BEIJING (BLOOMBERG) - China's broadest measure of new credit increased the most since January after the government stepped in to boost provincial finances and the central bank accelerated monetary easing.
Aggregate financing, which includes bank loans and off- balance-sheet credit, was 1.86 trillion yuan (S$408.2 billion) in June, according to the People's Bank of China, higher than all 23 forecasts in a Bloomberg survey of economists.
The pick-up suggests that relaxed rules for local authorities to get financing and record-low interest rates are boosting demand for credit.
China's leadership strengthened its policy response in face of a slowdown in growth - estimated at 6.8 per cent last quarter - and a stock-market rout that at one stage had wiped almost US$4 trillion off equity valuations.
"The data is a good signal: The economy is recovering on a pickup in investment," said Shen Jianguang, chief Asia economist at Mizuho Securities Asia Ltd. in Hong Kong.
Relaxed local government financing rules "will continue to drive infrastructure investment in the third quarter."
Stocks gained after the lending report, though slid in later trading. The Shanghai Composite Index was down 0.3 per cent as of noon local time, after advancing the past three trading days amid a concerted effort by officials to halt drop.
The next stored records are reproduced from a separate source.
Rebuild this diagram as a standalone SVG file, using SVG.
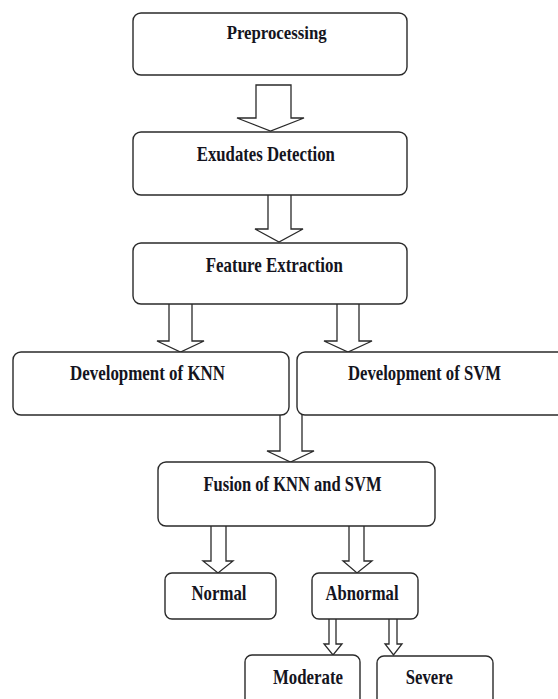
<svg xmlns="http://www.w3.org/2000/svg" width="558" height="699" viewBox="0 0 558 699">
<style>
.box{fill:#fff;stroke:#2a2a2a;stroke-width:1.4}
.arr{fill:#fff;stroke:#2a2a2a;stroke-width:1.3;stroke-linejoin:miter}
.t{font-family:"Liberation Serif","Times New Roman",serif;font-weight:bold;fill:#141420;text-anchor:middle}
</style>
<rect width="558" height="699" fill="#fff"/>
<g id="connectors">
<path class="arr" d="M256,85 V118 H237 L270.5,131 L304,118 H291 V85 Z"/>
<path class="arr" d="M268,195 V229 H255 L279,242 L303,229 H291 V195"/>
<path class="arr" d="M169,304 V341 H157 L180.5,352 L204,341 H192 V304"/>
<path class="arr" d="M337,304 V341 H324 L348,352 L372,341 H359 V304"/>
<path class="arr" d="M280,415 V451 H267 L290.5,462 L314,451 H302 V415"/>
<path class="arr" d="M211,526 V561 H203 L218,573 L233,561 H226 V526"/>
<path class="arr" d="M349,526 V561 H343 L357,573 L372,561 H364 V526"/>
<path class="arr" d="M329,619 V644 H324 L333,655 L342,644 H336 V619"/>
<path class="arr" d="M389,619 V644 H385 L393.5,655 L402,644 H397 V619"/>
</g>
<g id="preprocessing"><rect class="box" x="133" y="13" width="274" height="62" rx="8"/><text class="t" x="276.7" y="39" font-size="19" textLength="100" lengthAdjust="spacingAndGlyphs">Preprocessing</text></g>
<g id="exudates"><rect class="box" x="133" y="132" width="274" height="63" rx="8"/><text class="t" x="265.8" y="161" font-size="21" textLength="138" lengthAdjust="spacingAndGlyphs">Exudates Detection</text></g>
<g id="feature"><rect class="box" x="133" y="243" width="274" height="61" rx="8"/><text class="t" x="274.3" y="272" font-size="21" textLength="137" lengthAdjust="spacingAndGlyphs">Feature Extraction</text></g>
<g id="knn"><rect class="box" x="13" y="352" width="276" height="63" rx="8"/><text class="t" x="147.5" y="380" font-size="20" textLength="155" lengthAdjust="spacingAndGlyphs">Development of KNN</text></g>
<g id="svm"><rect class="box" x="297" y="352" width="280" height="63" rx="8"/><text class="t" x="424.5" y="380" font-size="20" textLength="153" lengthAdjust="spacingAndGlyphs">Development of SVM</text></g>
<g id="fusion"><rect class="box" x="158" y="462" width="277" height="64" rx="8"/><text class="t" x="292.5" y="491" font-size="21" textLength="178" lengthAdjust="spacingAndGlyphs">Fusion of KNN and SVM</text></g>
<g id="normal"><rect class="box" x="165" y="573" width="111" height="46" rx="7"/><text class="t" x="219" y="600" font-size="22" textLength="55" lengthAdjust="spacingAndGlyphs">Normal</text></g>
<g id="abnormal"><rect class="box" x="312" y="573" width="106" height="46" rx="7"/><text class="t" x="362" y="600" font-size="22" textLength="73" lengthAdjust="spacingAndGlyphs">Abnormal</text></g>
<g id="moderate"><rect class="box" x="245" y="655" width="115" height="60" rx="7"/><text class="t" x="308" y="684" font-size="21" textLength="70" lengthAdjust="spacingAndGlyphs">Moderate</text></g>
<g id="severe"><rect class="box" x="377" y="656" width="116" height="60" rx="7"/><text class="t" x="429.3" y="684" font-size="21" textLength="47" lengthAdjust="spacingAndGlyphs">Severe</text></g>
</svg>
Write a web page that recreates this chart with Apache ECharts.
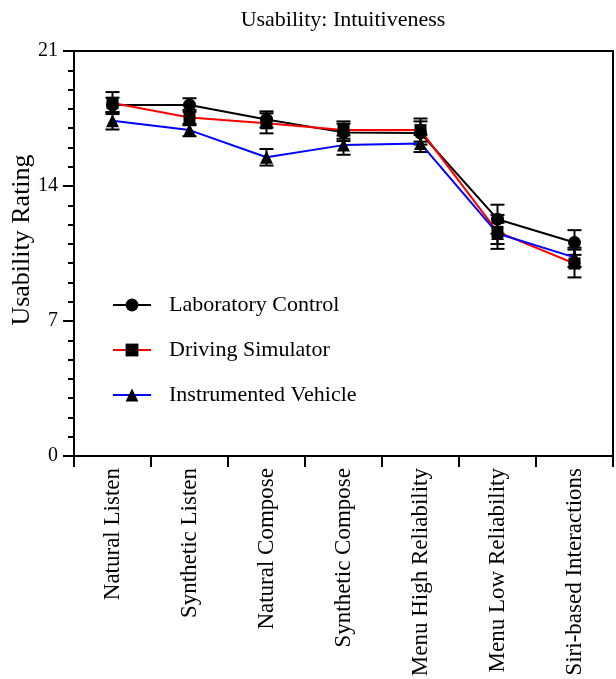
<!DOCTYPE html>
<html>
<head>
<meta charset="utf-8">
<script src="https://cdn.jsdelivr.net/npm/echarts@6/dist/echarts.min.js"></script>
<style>
  html, body { margin: 0; padding: 0; background: #fff; }
  #chart { width: 616px; height: 679px; }
</style>
</head>
<body>
<div id="chart"></div>
<script>
// Usability rating (mean ± SE) per interaction type
const categories = [
  'Natural Listen', 'Synthetic Listen', 'Natural Compose', 'Synthetic Compose',
  'Menu High Reliability', 'Menu Low Reliability', 'Siri-based Interactions'
];
const seriesNames = ['Laboratory Control', 'Driving Simulator', 'Instrumented Vehicle'];

const labControl   = [18.2, 18.2, 17.45, 16.78, 16.75, 12.28, 11.07];
const drivingSim   = [18.3, 17.55, 17.25, 16.9, 16.9, 11.62, 9.98];
const instrVehicle = [17.38, 16.9, 15.49, 16.12, 16.21, 11.54, 10.3];

const labControlErr   = [0.38, 0.35, 0.42, 0.45, 0.6, 0.75, 0.64];
const drivingSimErr   = [0.57, 0.4, 0.52, 0.45, 0.6, 0.88, 0.72];
const instrVehicleErr = [0.45, 0.32, 0.43, 0.5, 0.45, 0.55, 0.5];

const yTicks = [0, 7, 14, 21];
const yTitle = 'Usability Rating';

const FONT = '"Liberation Serif", "Times New Roman", serif';

const lineColors = ['#000000', '#ff0000', '#0000ff'];
const symbols = ['circle', 'rect', 'triangle'];
const symbolSizes = [13, 12, 13];
const means = [labControl, drivingSim, instrVehicle];
const errs = [labControlErr, drivingSimErr, instrVehicleErr];

function errorBarSeries(values, errors) {
  const data = values.map((v, i) => [i, v - errors[i], v + errors[i]]);
  return {
    type: 'custom',
    silent: true,
    z: 3,
    renderItem: function (params, api) {
      const x = api.value(0);
      const lo = api.coord([x, api.value(1)]);
      const hi = api.coord([x, api.value(2)]);
      const half = 7;
      const style = { stroke: '#000', lineWidth: 2 };
      return {
        type: 'group',
        children: [
          { type: 'line', shape: { x1: lo[0], y1: lo[1], x2: hi[0], y2: hi[1] }, style: style },
          { type: 'line', shape: { x1: lo[0] - half, y1: lo[1], x2: lo[0] + half, y2: lo[1] }, style: style },
          { type: 'line', shape: { x1: hi[0] - half, y1: hi[1], x2: hi[0] + half, y2: hi[1] }, style: style }
        ]
      };
    },
    encode: { x: 0, y: [1, 2] },
    data: data
  };
}

const lineSeries = seriesNames.map((name, k) => ({
  name: name,
  type: 'line',
  data: means[k],
  symbol: symbols[k],
  symbolSize: symbolSizes[k],
  z: 4,
  lineStyle: { color: lineColors[k], width: 2 },
  itemStyle: { color: '#000' },
  emphasis: { disabled: true }
}));

const chart = echarts.init(document.getElementById('chart'), null, { renderer: 'canvas' });

chart.setOption({
  animation: false,
  backgroundColor: '#fff',
  title: {
    text: 'Usability: Intuitiveness',
    left: 343,
    textAlign: 'center',
    top: 9,
    padding: 0,
    textStyle: { fontFamily: FONT, fontSize: 22, fontWeight: 'normal', color: '#000' }
  },
  legend: {
    orient: 'vertical',
    left: 112,
    top: 294,
    padding: 0,
    itemWidth: 38,
    itemHeight: 16,
    itemGap: 23,
    data: seriesNames,
    textStyle: {
      fontFamily: FONT, fontSize: 22, color: '#000',
      lineHeight: 22, padding: [0, 0, 0, 13]
    }
  },
  // vertical axis title
  graphic: [{
    type: 'text',
    x: 22,
    y: 240,
    rotation: Math.PI / 2,
    style: {
      text: yTitle,
      fontFamily: FONT,
      fontSize: 26,
      fill: '#000',
      align: 'center',
      verticalAlign: 'middle'
    }
  }],
  grid: {
    left: 74, right: 3, top: 51, bottom: 223,
    outerBoundsMode: 'none',
    containLabel: false,
    show: true, borderColor: '#000', borderWidth: 2, backgroundColor: 'transparent'
  },
  xAxis: {
    type: 'category',
    data: categories,
    boundaryGap: true,
    axisLine: { lineStyle: { color: '#000', width: 2 } },
    axisTick: { show: true, length: 11, inside: false, lineStyle: { color: '#000', width: 2 } },
    axisLabel: {
      rotate: 90,
      margin: 12,
      fontFamily: FONT,
      fontSize: 23,
      color: '#000'
    },
    splitLine: { show: false }
  },
  yAxis: {
    type: 'value',
    min: yTicks[0],
    max: yTicks[yTicks.length - 1],
    interval: 7,
    axisLine: { show: true, lineStyle: { color: '#000', width: 2 } },
    axisTick: { show: true, length: 11, lineStyle: { color: '#000', width: 2 } },
    minorTick: { show: true, splitNumber: 7, length: 6, lineStyle: { color: '#000', width: 2 } },
    axisLabel: { margin: 16, fontFamily: FONT, fontSize: 20, color: '#000' },
    splitLine: { show: false }
  },
  series: [
    ...lineSeries,
    ...means.map((m, k) => errorBarSeries(m, errs[k]))
  ]
});
</script>
</body>
</html>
Also released Tuesday was the M2 measure of money supply, which rose 11.8 per cent in June from a year earlier, the biggest gain since February according to data compiled by Bloomberg.
Meantime, there was evidence that less capital flowed out of China last quarter, with China's foreign-exchange reserves posting the smallest decline in a year. The holdings, US$3.69 trillion as of June 30, had shrunk the most on record in January-through-March as money left the country and the central bank bought yuan to stabilize the yuan's exchange rate.
In other signs that growth is stabilizing, China's exports rose for the first time in four months in June and the nation's consumer-price index increased 1.4 per cent from a year earlier, compared with a 1.2 per cent increase in May. The statistics authority is scheduled to release the nation's second quarter gross domestic product tomorrow at 10:00 a.m.
The PBOC cut benchmark interest rates to record lows last month in the fourth reduction since November. The government has also relaxed a loan-to-deposit ratio for banks.
"This doesn't only reflect PBOC's easing, but also State Council's," said Wang Tao, chief China economist at UBS Group AG in Hong Kong, using the name for the Chinese government's cabinet. "As the downward pressure on the economy mounts, the government has relaxed regulations."
Despite the benchmark rate reductions, deepening factory- gate deflation has elevated real borrowing costs for Chinese companies.
"What we want to see is whether the costs of funding for Chinese firms have also dropped significantly, which has not happened much," said Liu Li-Gang, chief Greater China economist at Australia & New Zealand Banking Group Ltd. in Hong Kong.
Liu sees further monetary easing, including an even lower interest rate this quarter, and two reductions in the required-reserve ratio by year-end.